Stationarity is a cornerstone of time series econometrics, influencing how models are built, interpreted, and applied in practice. Understanding whether a time series is stationary determines the stability and reliability of predictions made using models like ARMA or VAR. Ignoring non-stationarity can lead to spurious relationships, misleading forecasts, and poor decision-making, especially in fields like finance and macroeconomic policy.

Through unit root tests like the Dickey-Fuller and Augmented Dickey-Fuller tests, analysts can detect non-stationarity and take corrective actions, such as differencing or transforming the data. This process ensures that the insights drawn from econometric models are statistically valid and meaningful in a real-world context.

FAQs:

What is stationarity in time series econometrics?

Stationarity in time series refers to a condition where the statistical properties of a series—such as mean, variance, and autocovariance—remain constant over time. A stationary time series does not exhibit trends or changing volatility, making it predictable and suitable for certain econometric models like ARMA and ARIMA.

Why is stationarity important in time series analysis?

Stationarity is crucial because it ensures the stability of time series models, allowing for reliable forecasting. Without stationarity, models may produce spurious regressions and inaccurate predictions, leading to misleading interpretations and poor decision-making in economic analysis.

What is the difference between stationary and non-stationary time series?

A stationary time series has a constant mean, variance, and autocovariance over time, meaning it does not exhibit trends or seasonal patterns. Non-stationary time series, on the other hand, display trends, changing variance, or evolving patterns, making them less predictable and requiring transformation (like differencing) for accurate modeling.

How can you test for stationarity in a time series?

To test for stationarity, analysts often use unit root tests like the Dickey-Fuller (DF) or Augmented Dickey-Fuller (ADF) tests. These tests assess whether a time series has a unit root, which indicates non-stationarity. If the test rejects the null hypothesis of a unit root, the series is considered stationary.

What is the role of the Dickey-Fuller test in time series econometrics?

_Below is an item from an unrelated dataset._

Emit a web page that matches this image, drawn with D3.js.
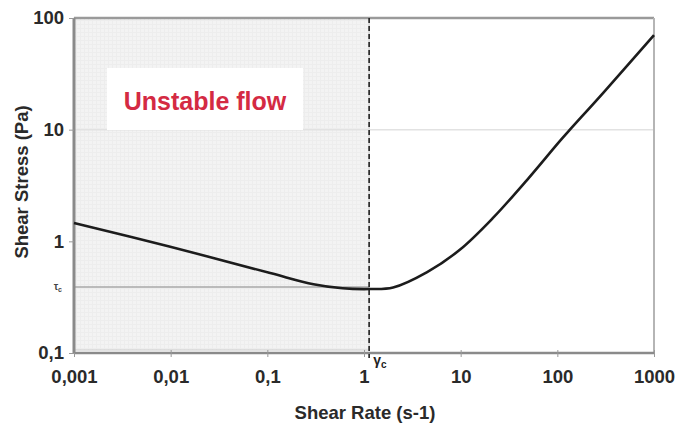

The Dickey-Fuller test is used to determine whether a time series is stationary or has a unit root, indicating non-stationarity. It checks if the series’ differences are stationary, helping analysts decide whether to use differencing or other transformations before applying time series models like ARMA.

How do you make a non-stationary series stationary?

To make a non-stationary series stationary, one common method is differencing, where each value in the series is subtracted from its previous value. This process can remove trends or seasonality, making the series suitable for time series modeling and forecasting.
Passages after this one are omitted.